What makes calisthenics different from lifting weights or using machines is that it relies entirely on your body.

No fancy equipment, no gym membership, just you and gravity. And that simplicity is what makes it so powerful.

Ancient warriors understood this long before we did. The Spartans, for example, trained using bodyweight exercises before battles like Thermopylae. Alexander the Great’s soldiers practiced similar drills to stay agile and sharp.

It wasn’t about aesthetics back then—it was about survival. Being strong, fast, and adaptable was the difference between life and death.

The reach of calisthenics didn’t stop in Greece. Roman soldiers used it in their daily training, and gladiators had their own routines, which even included resistance tools like halteraes—an early form of dumbbells.

Over in Asia, calisthenics-style movements showed up in the Shaolin monks’ training as they prepared to defend their temples.

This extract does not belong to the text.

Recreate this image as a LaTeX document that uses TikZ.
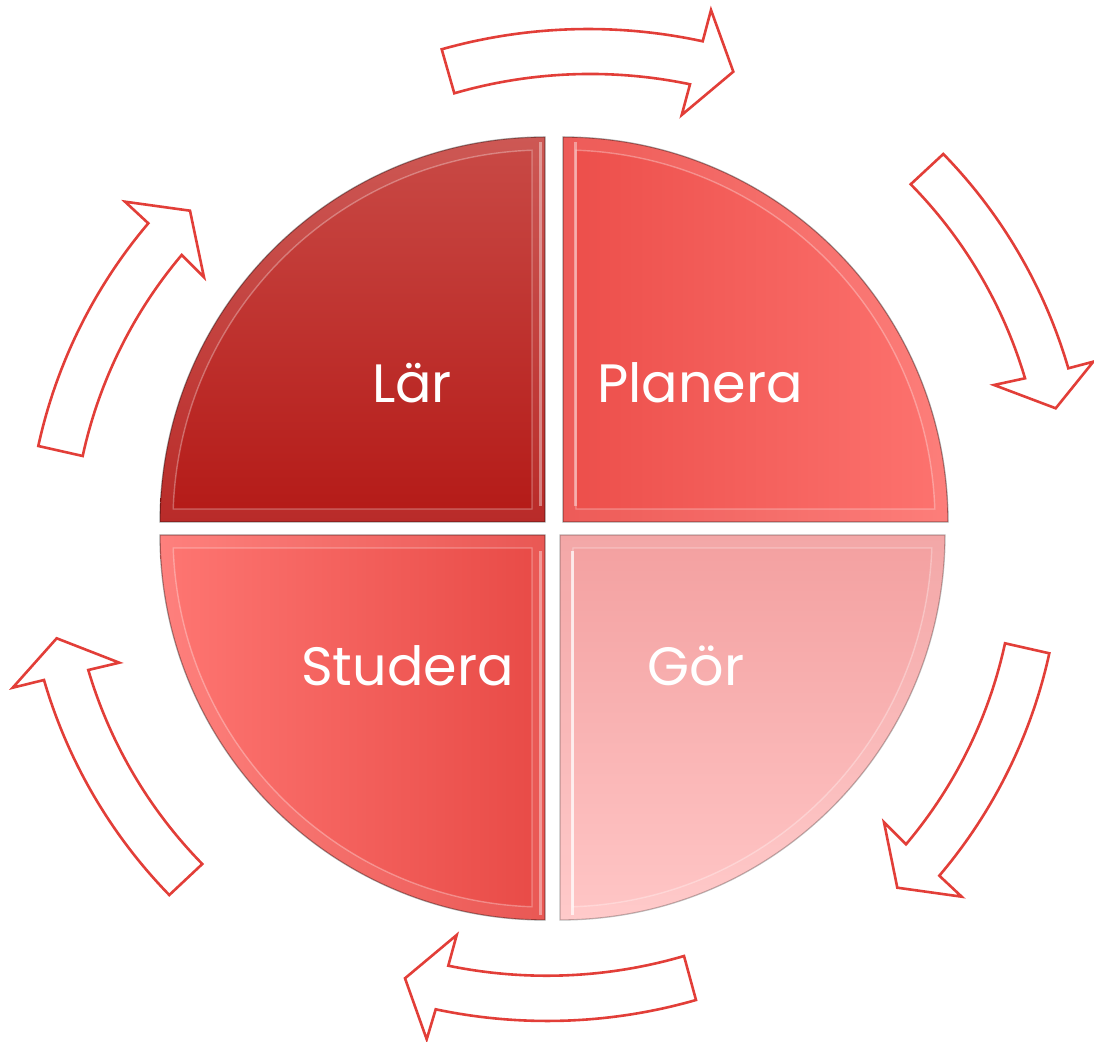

Even early Chinese physicians during the Han dynasty recommended bodyweight movements for general health. In India, yoga developed with many of the same core ideas—using your body to build strength, balance, and discipline. Across cultures and centuries, the same idea kept coming up: your body is your best tool.

Fast forward to the Renaissance, and physical culture started becoming more formal. Friedrich Jahn created the first modern gym in the 1800s, and by the 19th century, calisthenics had spread to the U.S., with people like Catherine Beecher promoting it for health and education.

Early calisthenics was all about mastering the basics—push-ups, squats, planks, pull-ups.

Programs like Convict Conditioning (on of my favs!) showed how those simple moves could be scaled into serious strength through slow, focused progress. It was practical, affordable, and didn’t require more than floor space and a pull-up bar.

Known now as street workout in many places, modern calisthenics blends physical training with community, creativity, and even philosophy.

It’s accessible to everyone, no matter your age, gender, or income. And beyond the physical benefits—like improved strength, flexibility, and body control—it teaches real-life values: consistency, humility, patience, and self-respect.

Best of all, it’s still rooted in the same simple idea from thousands of years ago: your body is enough.